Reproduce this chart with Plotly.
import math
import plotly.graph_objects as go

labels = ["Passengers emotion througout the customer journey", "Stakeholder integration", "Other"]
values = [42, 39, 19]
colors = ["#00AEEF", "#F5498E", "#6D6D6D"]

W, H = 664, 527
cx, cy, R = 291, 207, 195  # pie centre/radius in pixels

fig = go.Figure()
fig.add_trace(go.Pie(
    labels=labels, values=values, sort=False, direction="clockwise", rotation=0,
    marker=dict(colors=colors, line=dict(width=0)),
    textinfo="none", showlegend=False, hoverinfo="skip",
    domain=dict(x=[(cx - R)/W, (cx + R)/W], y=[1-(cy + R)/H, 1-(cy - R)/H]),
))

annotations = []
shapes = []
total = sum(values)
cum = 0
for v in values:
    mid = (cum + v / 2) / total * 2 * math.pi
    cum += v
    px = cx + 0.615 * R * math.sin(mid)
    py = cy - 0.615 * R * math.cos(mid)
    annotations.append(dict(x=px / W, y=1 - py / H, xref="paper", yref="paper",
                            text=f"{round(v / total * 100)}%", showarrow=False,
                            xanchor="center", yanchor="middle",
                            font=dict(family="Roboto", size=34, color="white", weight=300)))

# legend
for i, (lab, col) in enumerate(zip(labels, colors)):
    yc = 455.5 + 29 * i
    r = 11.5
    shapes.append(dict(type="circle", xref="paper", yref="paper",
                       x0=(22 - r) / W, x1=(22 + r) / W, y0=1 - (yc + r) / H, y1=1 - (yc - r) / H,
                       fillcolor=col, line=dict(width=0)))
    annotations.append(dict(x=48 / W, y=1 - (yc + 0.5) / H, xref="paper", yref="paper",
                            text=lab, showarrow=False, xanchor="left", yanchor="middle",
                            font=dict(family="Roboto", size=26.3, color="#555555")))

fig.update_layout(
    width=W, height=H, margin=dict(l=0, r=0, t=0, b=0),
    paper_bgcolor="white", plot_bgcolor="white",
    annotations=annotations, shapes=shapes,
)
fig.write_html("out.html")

--

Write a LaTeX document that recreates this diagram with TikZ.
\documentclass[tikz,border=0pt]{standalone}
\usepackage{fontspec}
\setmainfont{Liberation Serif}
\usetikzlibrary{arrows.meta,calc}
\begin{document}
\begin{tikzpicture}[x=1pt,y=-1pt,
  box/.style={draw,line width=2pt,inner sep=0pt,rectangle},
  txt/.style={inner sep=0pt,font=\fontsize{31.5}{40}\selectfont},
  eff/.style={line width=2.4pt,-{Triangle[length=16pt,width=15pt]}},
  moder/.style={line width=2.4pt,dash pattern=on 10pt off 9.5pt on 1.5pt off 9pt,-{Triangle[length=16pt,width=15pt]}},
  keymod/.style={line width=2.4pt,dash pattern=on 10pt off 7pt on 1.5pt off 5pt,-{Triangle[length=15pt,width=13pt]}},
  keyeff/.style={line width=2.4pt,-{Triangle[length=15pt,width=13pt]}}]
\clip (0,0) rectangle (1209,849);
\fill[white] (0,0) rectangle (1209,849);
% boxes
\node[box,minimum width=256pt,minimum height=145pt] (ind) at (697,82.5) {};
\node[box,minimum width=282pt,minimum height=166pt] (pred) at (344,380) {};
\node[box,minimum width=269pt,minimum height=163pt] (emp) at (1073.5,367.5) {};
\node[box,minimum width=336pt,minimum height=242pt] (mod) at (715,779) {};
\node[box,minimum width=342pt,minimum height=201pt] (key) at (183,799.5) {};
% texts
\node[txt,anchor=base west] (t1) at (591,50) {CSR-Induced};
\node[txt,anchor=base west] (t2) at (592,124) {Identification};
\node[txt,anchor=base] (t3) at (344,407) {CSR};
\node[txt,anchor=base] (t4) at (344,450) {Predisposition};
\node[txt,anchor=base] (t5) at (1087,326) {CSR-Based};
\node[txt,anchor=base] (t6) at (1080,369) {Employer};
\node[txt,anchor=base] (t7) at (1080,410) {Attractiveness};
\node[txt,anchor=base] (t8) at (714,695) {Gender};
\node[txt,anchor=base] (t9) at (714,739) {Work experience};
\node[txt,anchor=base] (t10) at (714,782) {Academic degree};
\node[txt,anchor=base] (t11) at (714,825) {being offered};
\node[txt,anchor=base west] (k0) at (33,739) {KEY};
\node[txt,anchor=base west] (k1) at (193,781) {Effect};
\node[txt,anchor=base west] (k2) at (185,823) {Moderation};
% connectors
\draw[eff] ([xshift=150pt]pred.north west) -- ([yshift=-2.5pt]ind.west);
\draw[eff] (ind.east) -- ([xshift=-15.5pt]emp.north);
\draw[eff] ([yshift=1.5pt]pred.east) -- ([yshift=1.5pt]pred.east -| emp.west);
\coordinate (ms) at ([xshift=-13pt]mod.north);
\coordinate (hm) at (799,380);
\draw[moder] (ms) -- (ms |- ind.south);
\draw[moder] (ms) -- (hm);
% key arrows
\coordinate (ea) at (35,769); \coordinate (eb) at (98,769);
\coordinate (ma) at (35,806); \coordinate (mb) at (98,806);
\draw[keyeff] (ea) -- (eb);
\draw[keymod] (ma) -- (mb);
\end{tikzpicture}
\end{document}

==

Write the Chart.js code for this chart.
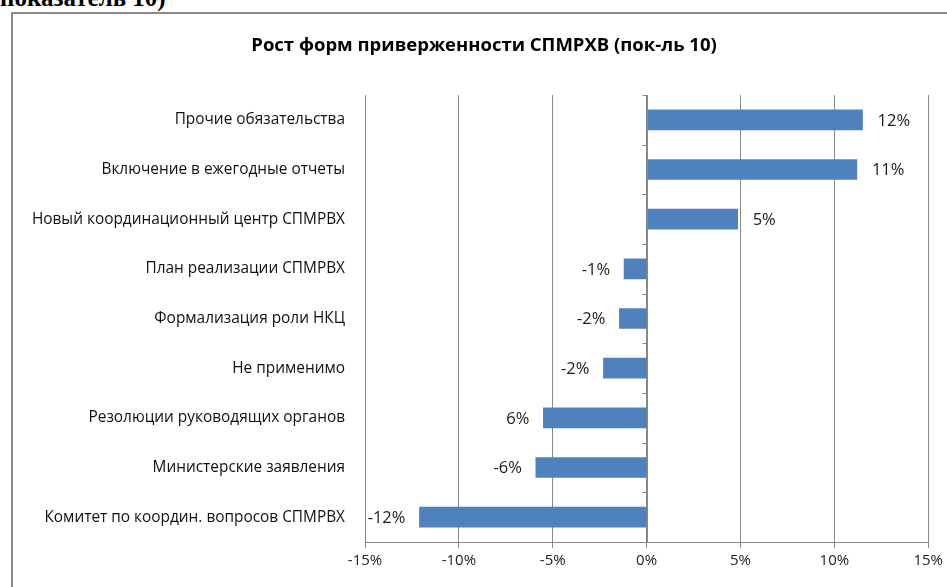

* **AIM OF THE EXERCISE**
Starting at the line that contains "Reproduce this chart with Plotly.", set down every line up to and including the line that contains "cx, cy, R = 291, 207, 195", exactly as given, and no other line.

* **RESULT OF THIS TASK**
Reproduce this chart with Plotly.
import math
import plotly.graph_objects as go

labels = ["Passengers emotion througout the customer journey", "Stakeholder integration", "Other"]
values = [42, 39, 19]
colors = ["#00AEEF", "#F5498E", "#6D6D6D"]

W, H = 664, 527
cx, cy, R = 291, 207, 195  # pie centre/radius in pixels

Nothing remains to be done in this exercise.